Beyond sector and region, the age composition of the workforce interacts with tax incentive design. Younger workers often value take-home pay and straightforward benefits, while mid-career and older workers may prioritize retirement contributions and health protections. Tax rules that favor incremental benefit accrual can widen this gap, encouraging firms to tailor packages to different age cohorts or to offer flexible options. Employers may provide cafeteria-style benefits that allow employees to choose from a menu of options, aligning after-tax value with personal preferences. The result is more customized compensation experiences, which can improve satisfaction but also complicate comparisons across jobs.
As the economy evolves, the balance between cash wages and benefits remains a live policy question. Some policymakers advocate for simplifying and harmonizing tax treatments to reduce distortions in compensation design, while others push for targeted incentives that stimulate particular activities like training or health coverage. The key challenge is to preserve fairness and mobility while avoiding unintended penalties for workers who rely on benefits. A thoughtful approach considers both immediate income and future security, ensuring that tax policies encourage productive employment without sacrificing worker well-being.
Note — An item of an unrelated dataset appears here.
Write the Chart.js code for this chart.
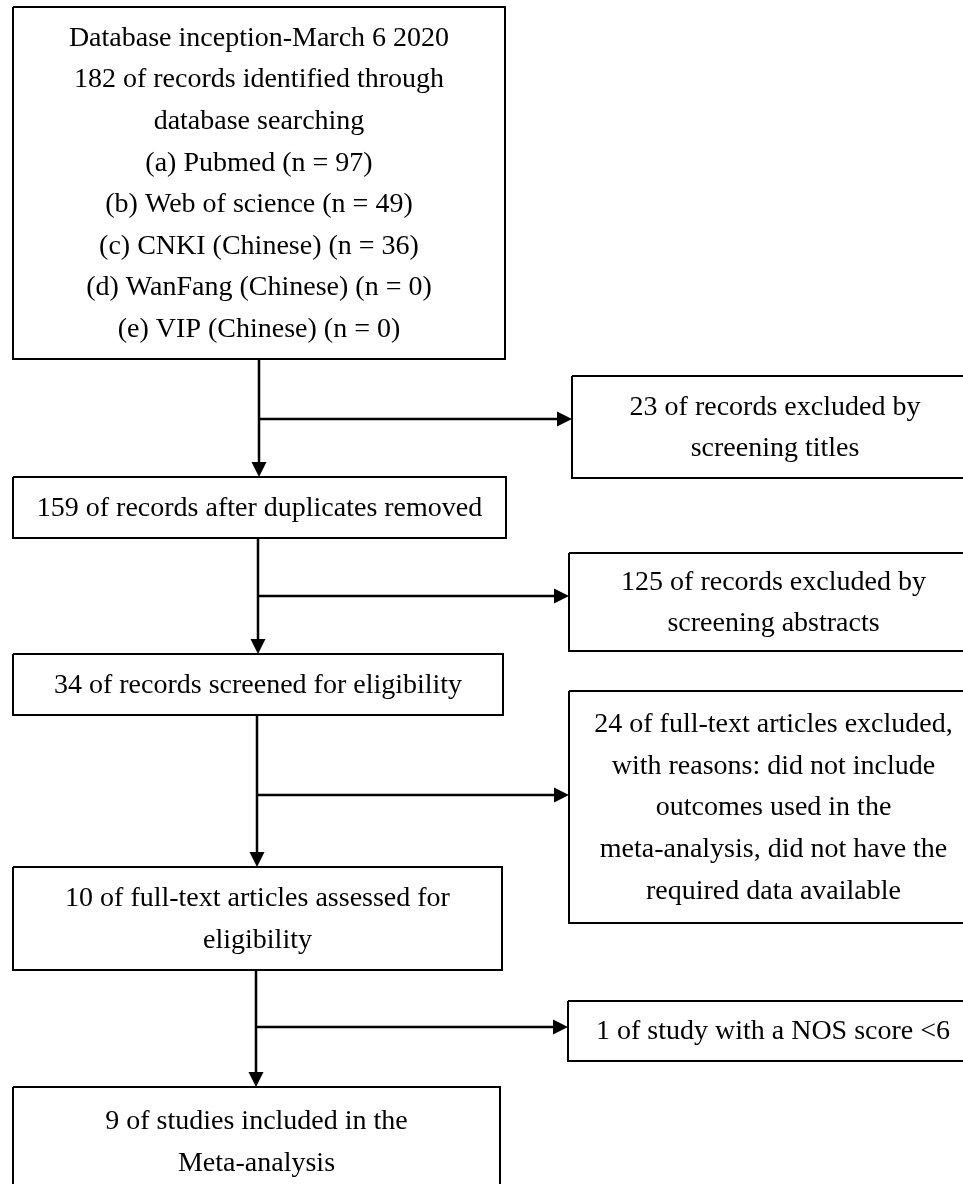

When evaluating differential tax treatments, it helps to consider labor market resilience during shocks. Tax-advantaged benefits can act as buffers in downturns, stabilizing income through unemployment insurance, disability coverage, or continued retirement contributions. During expansions, the tax system can encourage firms to invest in capital, automation, and training, amplifying productivity gains. The enduring lesson is that the way taxes attach to pay and benefits matters not just for present earnings but for how workers plan their careers and how firms plan their growth. A robust framework harmonizes short-term incentives with long-term security, promoting steady employment and sustainable development.
For researchers and practitioners, the practical takeaway is to analyze compensation packages as cohesive systems rather than separate lines of pay and benefits. Evaluations should consider tax implications, worker preferences, firm capabilities, and regional economic realities. By modeling how after-tax compensation affects hiring, retention, and skill accumulation, policymakers can identify levers that improve outcomes without creating distortions. Employers can use these insights to design competitive, compliant packages that align with their productivity goals. In the end, the most resilient labor markets are those that translate tax policy into clear, fair, and productive compensation strategies for workers at all levels.